One time the parents said their kids liked me because I treated the kids like they were peers instead of kids, but really they weren't that much younger than me. I guess I was 15 and they were like...10ish? I don't recall, exactly. I remember thinking that it seemed like the right thing to do. Why talk down to them? Maybe that was it - I didn't really patronize them. Maybe not the best tactic as a babysitter, but then I don't recall any difficulties either. Kids listened when I asked them to go to bed after a night of goofing off. It's not like I fed them junk food and let them run wild, but in hindsight, what was I doing, anyway?
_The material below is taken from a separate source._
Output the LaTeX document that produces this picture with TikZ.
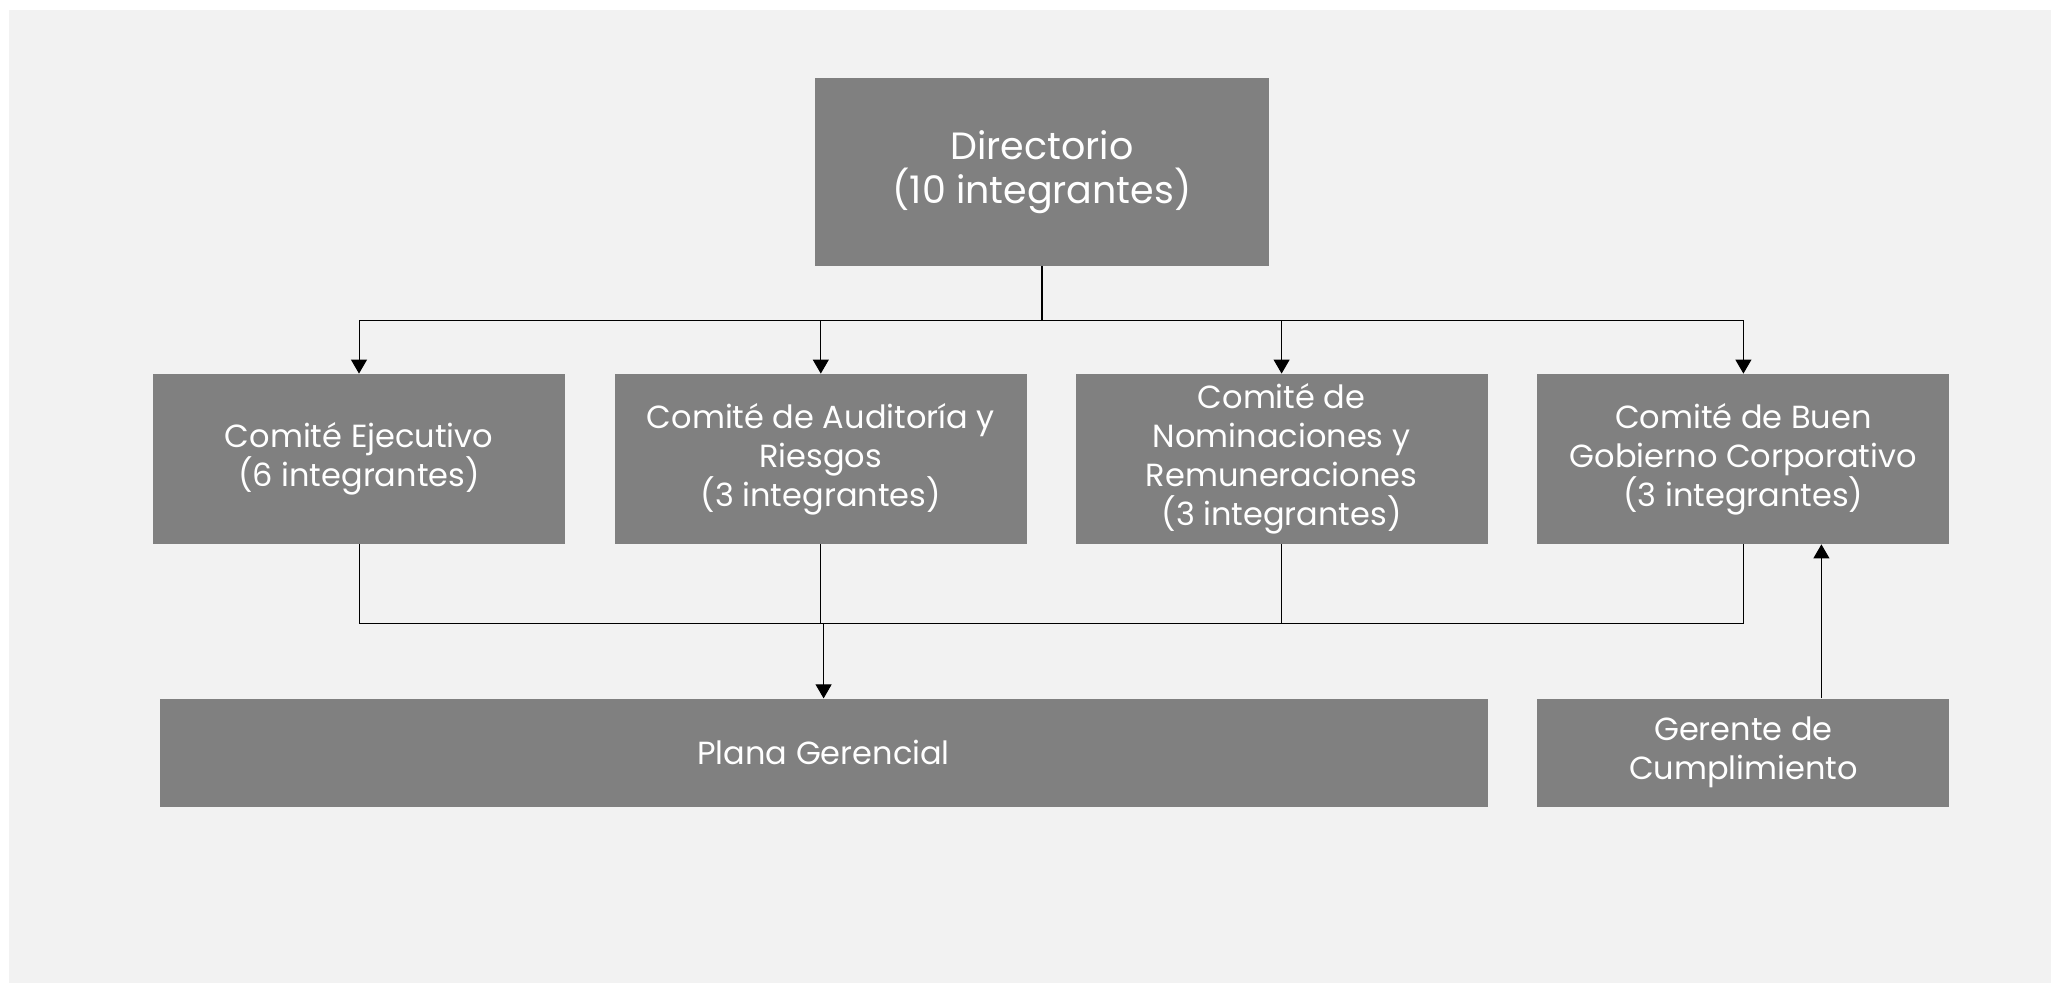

I think I started down that path because some family friends were in a bind and I was socially (and generally) awkward, which meant my weekends were open. Once I equated the money with the loafing around, I was down. Basically it was watching kids for a bit, then I could simply sit and watch TV or read a book I was way into while getting paid for it. On top of it (and I suspect this was the crux of it) I was in a new school and feeling super anxious about anything social. It was an easy out for a Friday/Saturday night - sorry, busy making money, can't hang out! I didn't feel like as big of a loser as if I was sitting at home doing nothing. I was making money!

My secret favorite part of it, though, was the walk home after the parents returned. It was always people in my neighborhood, so I could walk. In the winter, it would be super late (in my teenage mind 11:00pm was late to be wandering around the West Hill) and cold and dark, but the moon and streetlights would reflect off the snow, giving the quiet nights this strangely serene, isolating quality. I would walk home in the cold, money in my pocket, the whole town asleep. It was this secret little adventure I would go on by myself. That's what I thought of when I saw that mediocre movie.

Winter is never far off in Minnesota. When it comes, I think I'll have to have a redux on these weird walks, only now I have the benefit of a better half and a glass of wine. It's only August and I'm thinking of winter all because of a bad comedy. See what we put up with here?